STATED EXERCISE> Set down exactly, please, each line from the one containing "Clone this chart in Apache ECharts." through the one containing "var trend = trendX.map(function", both lines included, and no other line.

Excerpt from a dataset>
=-=-=
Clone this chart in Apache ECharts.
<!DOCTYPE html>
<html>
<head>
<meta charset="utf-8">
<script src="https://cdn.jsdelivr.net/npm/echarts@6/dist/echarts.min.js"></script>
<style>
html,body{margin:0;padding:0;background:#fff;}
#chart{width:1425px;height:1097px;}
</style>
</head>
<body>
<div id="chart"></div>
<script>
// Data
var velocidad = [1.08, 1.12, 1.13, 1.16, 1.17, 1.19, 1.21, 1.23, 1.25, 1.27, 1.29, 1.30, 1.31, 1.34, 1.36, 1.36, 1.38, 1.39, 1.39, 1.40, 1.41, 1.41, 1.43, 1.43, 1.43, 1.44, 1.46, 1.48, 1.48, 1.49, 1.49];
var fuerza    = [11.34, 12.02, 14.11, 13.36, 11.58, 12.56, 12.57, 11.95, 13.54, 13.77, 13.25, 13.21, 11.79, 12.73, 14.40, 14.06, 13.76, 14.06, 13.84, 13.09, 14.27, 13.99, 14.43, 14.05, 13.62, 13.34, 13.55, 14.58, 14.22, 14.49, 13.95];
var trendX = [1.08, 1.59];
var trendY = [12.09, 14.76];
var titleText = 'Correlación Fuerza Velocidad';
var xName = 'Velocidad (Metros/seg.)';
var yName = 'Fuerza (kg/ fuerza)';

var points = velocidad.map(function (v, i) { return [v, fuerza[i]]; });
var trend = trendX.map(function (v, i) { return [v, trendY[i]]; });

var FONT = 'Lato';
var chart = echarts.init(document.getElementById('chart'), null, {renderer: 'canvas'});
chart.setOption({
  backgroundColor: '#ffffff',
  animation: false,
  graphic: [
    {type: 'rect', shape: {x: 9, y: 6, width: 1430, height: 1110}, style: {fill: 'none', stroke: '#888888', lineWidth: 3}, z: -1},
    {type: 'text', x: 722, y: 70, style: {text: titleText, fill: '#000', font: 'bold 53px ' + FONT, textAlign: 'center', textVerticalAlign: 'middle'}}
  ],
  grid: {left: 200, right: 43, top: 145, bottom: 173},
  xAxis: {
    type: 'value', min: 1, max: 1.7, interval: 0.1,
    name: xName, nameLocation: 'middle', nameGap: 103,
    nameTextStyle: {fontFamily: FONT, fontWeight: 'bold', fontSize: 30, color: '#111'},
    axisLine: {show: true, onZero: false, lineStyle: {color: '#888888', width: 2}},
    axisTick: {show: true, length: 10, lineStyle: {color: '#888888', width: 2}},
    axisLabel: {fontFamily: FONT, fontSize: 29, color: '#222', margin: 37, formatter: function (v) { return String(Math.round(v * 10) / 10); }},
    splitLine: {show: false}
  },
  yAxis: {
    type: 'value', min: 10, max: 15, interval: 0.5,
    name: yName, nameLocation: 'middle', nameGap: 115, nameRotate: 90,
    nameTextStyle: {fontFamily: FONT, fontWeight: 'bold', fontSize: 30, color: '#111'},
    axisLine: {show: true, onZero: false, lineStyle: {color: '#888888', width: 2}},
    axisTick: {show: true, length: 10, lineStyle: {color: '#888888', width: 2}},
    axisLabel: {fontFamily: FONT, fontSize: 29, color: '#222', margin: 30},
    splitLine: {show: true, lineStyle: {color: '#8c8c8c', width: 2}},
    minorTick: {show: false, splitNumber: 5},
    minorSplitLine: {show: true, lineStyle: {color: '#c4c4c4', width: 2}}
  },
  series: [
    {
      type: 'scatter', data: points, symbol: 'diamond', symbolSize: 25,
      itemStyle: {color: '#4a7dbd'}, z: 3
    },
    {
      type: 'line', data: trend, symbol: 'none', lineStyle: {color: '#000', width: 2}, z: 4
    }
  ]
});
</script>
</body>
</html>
=-=-=
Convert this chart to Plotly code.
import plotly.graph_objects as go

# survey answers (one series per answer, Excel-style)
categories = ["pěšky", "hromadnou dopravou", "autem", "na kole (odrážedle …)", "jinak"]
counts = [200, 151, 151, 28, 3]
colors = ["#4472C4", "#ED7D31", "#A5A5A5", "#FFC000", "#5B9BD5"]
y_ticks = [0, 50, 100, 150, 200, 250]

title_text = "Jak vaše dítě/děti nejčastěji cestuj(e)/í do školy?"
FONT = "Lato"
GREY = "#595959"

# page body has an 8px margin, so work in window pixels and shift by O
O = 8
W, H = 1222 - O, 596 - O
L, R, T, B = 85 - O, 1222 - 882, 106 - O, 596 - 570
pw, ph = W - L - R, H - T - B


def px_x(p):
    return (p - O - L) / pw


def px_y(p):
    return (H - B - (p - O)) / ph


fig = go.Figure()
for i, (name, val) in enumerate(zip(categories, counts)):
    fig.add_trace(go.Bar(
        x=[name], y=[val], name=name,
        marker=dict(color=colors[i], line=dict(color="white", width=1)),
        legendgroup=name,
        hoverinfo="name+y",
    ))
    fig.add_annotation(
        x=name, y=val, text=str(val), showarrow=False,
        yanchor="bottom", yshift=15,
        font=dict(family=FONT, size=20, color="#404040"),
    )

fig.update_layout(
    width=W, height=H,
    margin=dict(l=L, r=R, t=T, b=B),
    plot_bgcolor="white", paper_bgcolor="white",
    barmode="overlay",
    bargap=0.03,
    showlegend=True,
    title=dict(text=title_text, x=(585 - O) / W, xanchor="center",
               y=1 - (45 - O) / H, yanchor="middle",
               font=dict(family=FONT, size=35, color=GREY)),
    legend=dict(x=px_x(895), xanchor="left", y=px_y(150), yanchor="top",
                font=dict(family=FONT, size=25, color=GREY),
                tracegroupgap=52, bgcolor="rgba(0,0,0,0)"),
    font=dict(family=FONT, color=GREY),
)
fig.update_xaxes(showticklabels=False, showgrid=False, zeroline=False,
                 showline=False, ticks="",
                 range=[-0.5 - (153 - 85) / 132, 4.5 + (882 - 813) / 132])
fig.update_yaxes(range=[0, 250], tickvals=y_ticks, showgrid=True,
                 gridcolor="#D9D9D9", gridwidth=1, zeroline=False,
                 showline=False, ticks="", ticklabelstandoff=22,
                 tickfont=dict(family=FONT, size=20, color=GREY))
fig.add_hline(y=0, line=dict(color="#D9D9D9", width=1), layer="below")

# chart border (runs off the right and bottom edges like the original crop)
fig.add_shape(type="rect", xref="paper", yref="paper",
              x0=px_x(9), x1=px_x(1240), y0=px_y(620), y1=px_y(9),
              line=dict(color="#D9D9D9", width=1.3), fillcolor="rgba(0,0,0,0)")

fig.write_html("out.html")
=-=-=
EXERCISE OUTPUT>
Clone this chart in Apache ECharts.
<!DOCTYPE html>
<html>
<head>
<meta charset="utf-8">
<script src="https://cdn.jsdelivr.net/npm/echarts@6/dist/echarts.min.js"></script>
<style>
html,body{margin:0;padding:0;background:#fff;}
#chart{width:1425px;height:1097px;}
</style>
</head>
<body>
<div id="chart"></div>
<script>
// Data
var velocidad = [1.08, 1.12, 1.13, 1.16, 1.17, 1.19, 1.21, 1.23, 1.25, 1.27, 1.29, 1.30, 1.31, 1.34, 1.36, 1.36, 1.38, 1.39, 1.39, 1.40, 1.41, 1.41, 1.43, 1.43, 1.43, 1.44, 1.46, 1.48, 1.48, 1.49, 1.49];
var fuerza    = [11.34, 12.02, 14.11, 13.36, 11.58, 12.56, 12.57, 11.95, 13.54, 13.77, 13.25, 13.21, 11.79, 12.73, 14.40, 14.06, 13.76, 14.06, 13.84, 13.09, 14.27, 13.99, 14.43, 14.05, 13.62, 13.34, 13.55, 14.58, 14.22, 14.49, 13.95];
var trendX = [1.08, 1.59];
var trendY = [12.09, 14.76];
var titleText = 'Correlación Fuerza Velocidad';
var xName = 'Velocidad (Metros/seg.)';
var yName = 'Fuerza (kg/ fuerza)';

var points = velocidad.map(function (v, i) { return [v, fuerza[i]]; });
var trend = trendX.map(function (v, i) { return [v, trendY[i]]; });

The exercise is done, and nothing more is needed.